The match didn’t cooperate. Long points. Multiple deuces in every game. Full sets. Tie-breakers.
As soon as he won it, I hustled him to the car and tore out of the parking lot like his water had broken and he was about to give birth.
“Dad,” he said from the passenger seat, “if you really want to go to the banquet, let’s do it. But we’re going to miss the food, and I’d rather just have dinner with you.”
Years ago, when I didn’t know what a closed and controlling heart was, I’d have blown past that moment and hit the accelerator. However, when his words landed in my chest, I could feel the all-too-familiar resistance to them. So I breathed and opened my heart and instantly knew: rushing him to the banquet was my way of managing my grief about him leaving us.
As if watching him honored could freeze him in time.
Instead, we stopped on the way home at a new Mexican restaurant we’d been wanting to try. And our conversation over tacos will, I’m sure, be one of my favorite memories of his beloved childhood.

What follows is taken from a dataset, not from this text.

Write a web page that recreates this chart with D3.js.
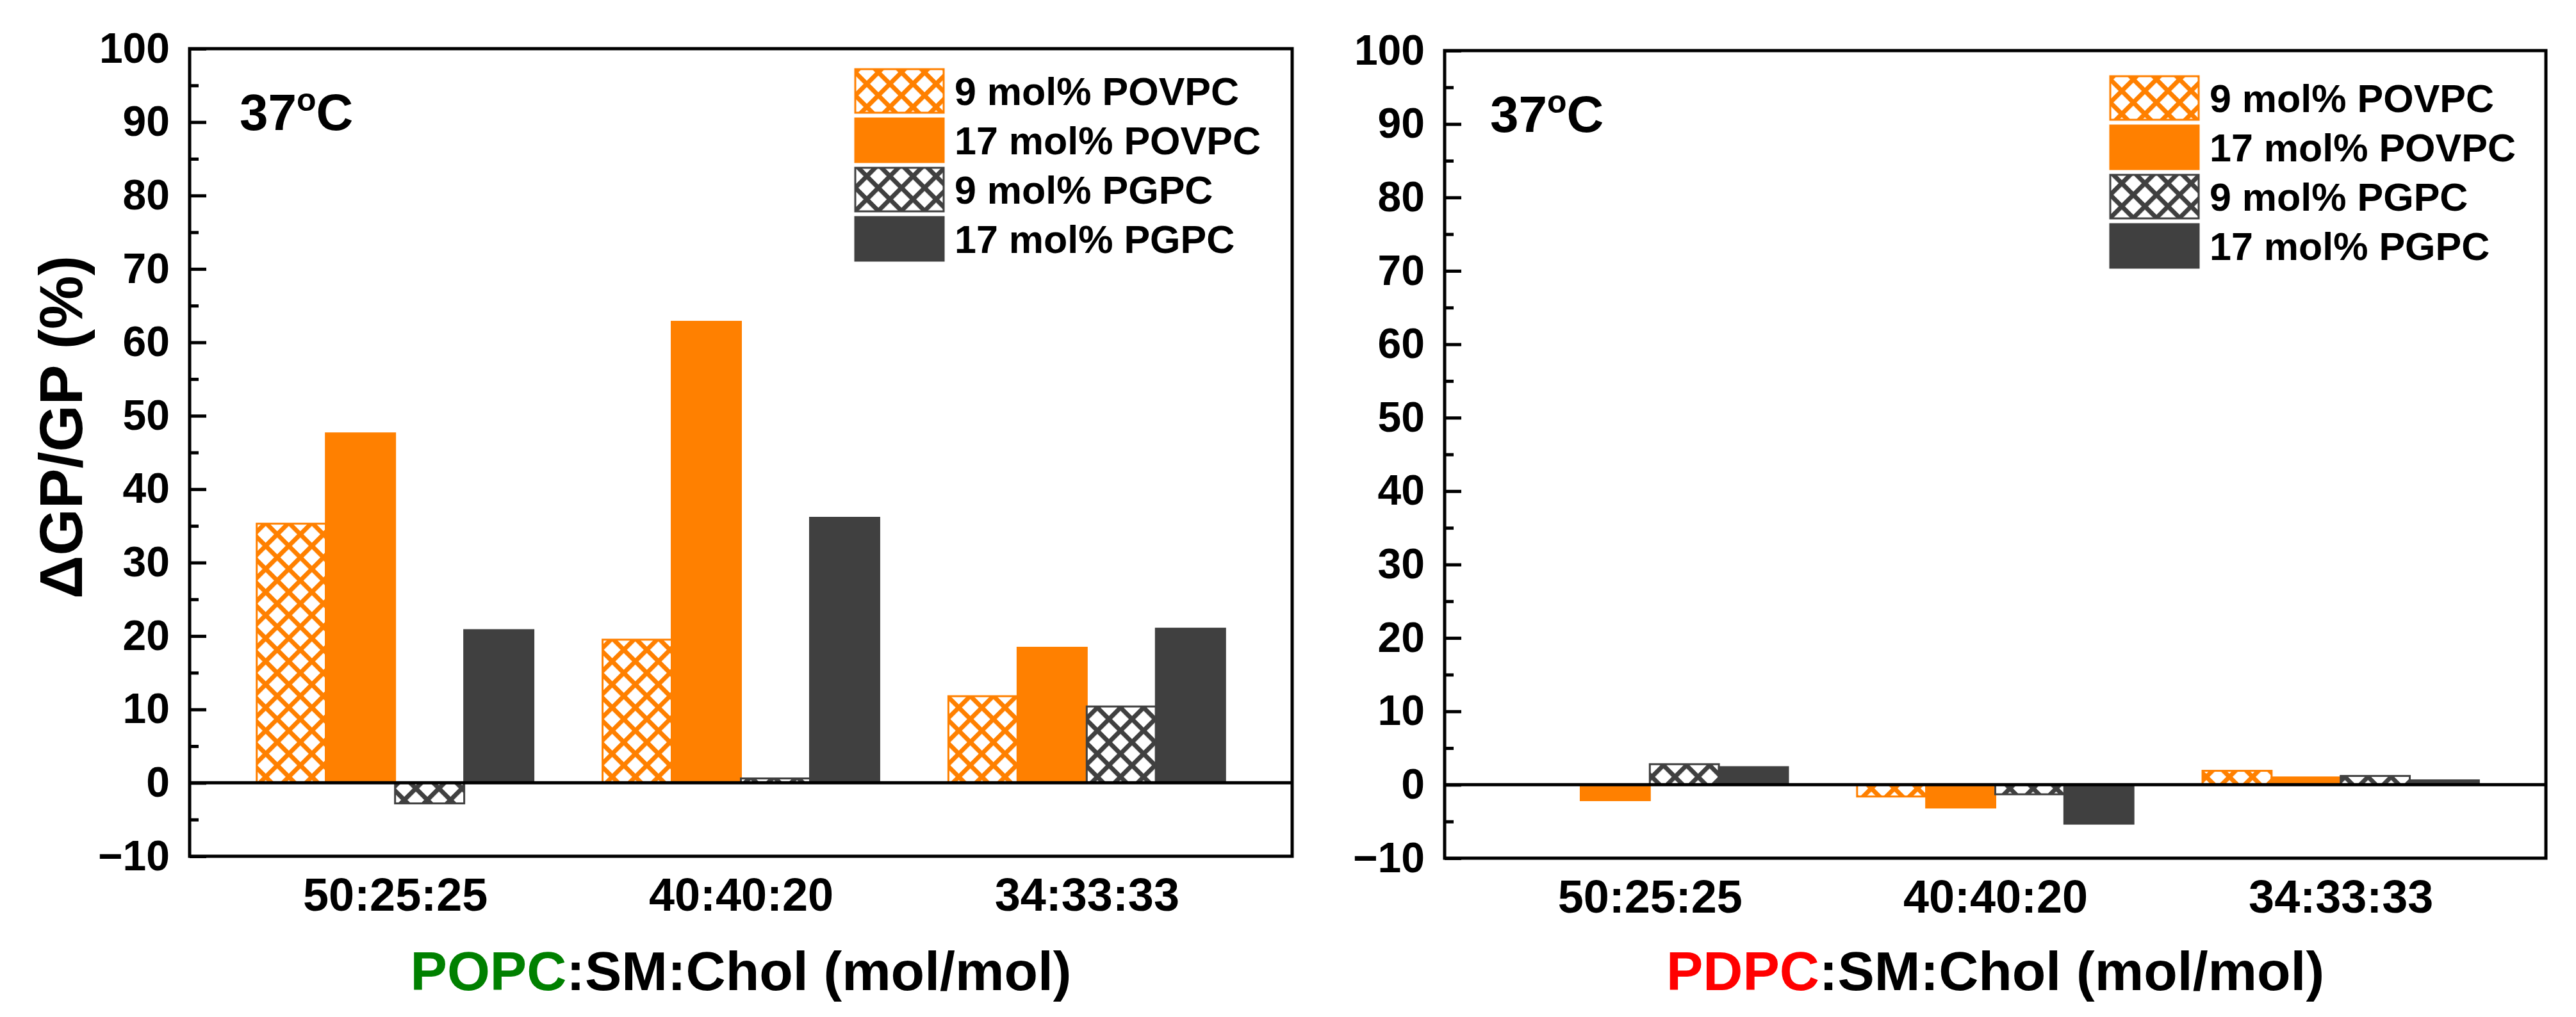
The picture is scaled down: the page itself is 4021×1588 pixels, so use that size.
<!DOCTYPE html>
<html>
<head>
<meta charset="utf-8">
<script src="https://cdn.jsdelivr.net/npm/d3@7"></script>
<style>
  body { margin: 0; background: #fff; }
  svg text { font-family: "Liberation Sans", Arial, sans-serif; font-weight: bold; fill: #000; }
</style>
</head>
<body>
<div id="chart"></div>
<script>
// categories and series
const categories = ["50:25:25", "40:40:20", "34:33:33"];
const seriesNames = ["9 mol% POVPC", "17 mol% POVPC", "9 mol% PGPC", "17 mol% PGPC"];

// POPC panel values (%)
const popc_povpc9 = [35.3, 19.5, 11.8];
const popc_povpc17 = [47.6, 62.8, 18.4];
const popc_pgpc9 = [-2.8, 0.6, 10.4];
const popc_pgpc17 = [20.8, 36.1, 21.0];

// PDPC panel values (%)
const pdpc_povpc9 = [0.0, -1.6, 1.9];
const pdpc_povpc17 = [-2.1, -3.1, 1.0];
const pdpc_pgpc9 = [2.8, -1.3, 1.2];
const pdpc_pgpc17 = [2.4, -5.3, 0.6];

const yTicks = d3.range(-10, 101, 10);
const yMinor = d3.range(-5, 100, 10);

const orange = "#ff8000";
const gray = "#404040";

const W = 4021, H = 1588;
const svg = d3.select("#chart").append("svg")
  .attr("width", W).attr("height", H);
svg.append("rect").attr("width", W).attr("height", H).attr("fill", "#fff");

// crosshatch patterns
const defs = svg.append("defs");
function hatch(id, color) {
  const p = 25.5, s = 7;
  const pat = defs.append("pattern")
    .attr("id", id)
    .attr("patternUnits", "userSpaceOnUse")
    .attr("width", p).attr("height", p)
    .attr("patternTransform", "rotate(45)");
  pat.append("rect").attr("width", p).attr("height", p).attr("fill", "#fff");
  pat.append("rect").attr("width", p).attr("height", s).attr("fill", color);
  pat.append("rect").attr("width", s).attr("height", p).attr("fill", color);
}
hatch("hatchOrange", orange);
hatch("hatchGray", gray);

const styles = [
  { fill: "url(#hatchOrange)", stroke: orange },
  { fill: orange, stroke: orange },
  { fill: "url(#hatchGray)", stroke: gray },
  { fill: gray, stroke: gray }
];

function panel(cfg) {
  const { x0, x1, y0, y1, series, lead, legendTop } = cfg;
  const g = svg.append("g");

  const y = d3.scaleLinear().domain([-10, 100]).range([y1, y0]);
  const x = d3.scalePoint().domain(categories).range([x0, x1]).padding(0.594);
  const xs = d3.scaleBand().domain(seriesNames)
    .range([-0.4 * x.step(), 0.4 * x.step()]);

  // bars
  series.forEach((vals, si) => {
    const st = styles[si];
    g.selectAll(null)
      .data(vals.map((v, i) => ({ v, c: categories[i] })).filter(d => d.v !== 0))
      .join("rect")
      .attr("x", d => x(d.c) + xs(seriesNames[si]))
      .attr("width", xs.bandwidth())
      .attr("y", d => Math.min(y(d.v), y(0)))
      .attr("height", d => Math.abs(y(d.v) - y(0)))
      .attr("fill", st.fill)
      .attr("stroke", st.stroke)
      .attr("stroke-width", 3);
  });

  // zero line
  g.append("line")
    .attr("x1", x0).attr("x2", x1)
    .attr("y1", y(0)).attr("y2", y(0))
    .attr("stroke", "#000").attr("stroke-width", 5);

  // y axis: major and minor ticks inward
  const yAxis = g.append("g").attr("transform", `translate(${x0},0)`)
    .call(d3.axisLeft(y).tickValues(yTicks).tickSize(-26).tickPadding(31));
  yAxis.select(".domain").remove();
  yAxis.selectAll("line").attr("stroke-width", 5);
  yAxis.selectAll("text").attr("font-size", 66).attr("dy", "0.32em")
    .style("font-family", "'Liberation Sans', Arial, sans-serif");

  const yMin = g.append("g").attr("transform", `translate(${x0},0)`)
    .call(d3.axisLeft(y).tickValues(yMinor).tickSize(-14).tickFormat(""));
  yMin.select(".domain").remove();
  yMin.selectAll("line").attr("stroke-width", 5);

  // x axis labels
  const xAxis = g.append("g").attr("transform", `translate(0,${y1})`)
    .call(d3.axisBottom(x).tickSize(0));
  xAxis.select(".domain").remove();
  xAxis.selectAll("text").attr("font-size", 72).attr("dy", 0).attr("y", 85)
    .style("font-family", "'Liberation Sans', Arial, sans-serif");

  // frame
  g.append("rect")
    .attr("x", x0).attr("y", y0)
    .attr("width", x1 - x0).attr("height", y1 - y0)
    .attr("fill", "none").attr("stroke", "#000").attr("stroke-width", 5);

  // temperature label
  const t = g.append("text").attr("x", x0 + cfg.tempDx).attr("y", y0 + 127)
    .attr("font-size", 80);
  t.append("tspan").text("37");
  t.append("tspan").attr("font-size", 50).attr("dy", -30).text("o");
  t.append("tspan").attr("dy", 30).text("C");

  // legend
  const lg = g.append("g").attr("transform", `translate(${x0 + 1039},${legendTop})`);
  seriesNames.forEach((name, i) => {
    lg.append("rect")
      .attr("x", 0).attr("y", i * 77)
      .attr("width", 138).attr("height", 68)
      .attr("fill", styles[i].fill)
      .attr("stroke", styles[i].stroke).attr("stroke-width", 3);
    lg.append("text")
      .attr("x", 155).attr("y", i * 77 + 56)
      .attr("font-size", 61)
      .text(name);
  });

  // x title
  const xt = g.append("text")
    .attr("x", (x0 + x1) / 2).attr("y", 1546)
    .attr("text-anchor", "middle").attr("font-size", 86);
  xt.append("tspan").style("fill", cfg.leadColor).text(lead);
  xt.append("tspan").text(":SM:Chol (mol/mol)");

  return { x, y };
}

panel({
  x0: 296, x1: 2017, y0: 76, y1: 1337,
  series: [popc_povpc9, popc_povpc17, popc_pgpc9, popc_pgpc17],
  lead: "POPC", leadColor: "#008000", legendTop: 108, tempDx: 78
});
panel({
  x0: 2255, x1: 3974, y0: 79, y1: 1340,
  series: [pdpc_povpc9, pdpc_povpc17, pdpc_pgpc9, pdpc_pgpc17],
  lead: "PDPC", leadColor: "#ff0000", legendTop: 119, tempDx: 71
});

// y title
svg.append("text")
  .attr("transform", "translate(128,667) rotate(-90)")
  .attr("text-anchor", "middle")
  .attr("font-size", 94)
  .text("ΔGP/GP (%)");
</script>
</body>
</html>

Conventional wisdom says more effort gets you better results. Go faster. Work longer. Push harder. But what if sometimes—perhaps even a lot of the time—the opposite is true?
“Press lighter, Dad.”
Press lighter, everyone.
Can you think of a situation in your life in which pressing lighter might yield better results? If so, leave a “yes” in the comments!
No comment and no order? No problem. Before you go, you can support this message by tapping the LIKE and/or RESTACK buttons below. Your support is much appreciated!





This is beautiful. I’ve often noticed that I’m the kind of person who does things forcefully, thinking that’s what’s needed in so many situations. I’ve often admired the gentle touch of some of my friends, though it often feels to me like a strange and dangerous way to move through the world.
This feels like a perfect experiment today. Something small and lovely to try on. Thank you 🙏
You have raised a wise soul! My father often delivered the same message to me. He was a flight instructor and taught me to fly. He often reminded me that white knuckling the wheel did not help landing the plane. Everything happens slow and smooth, even in an emergency, calm prevails over quick reaction.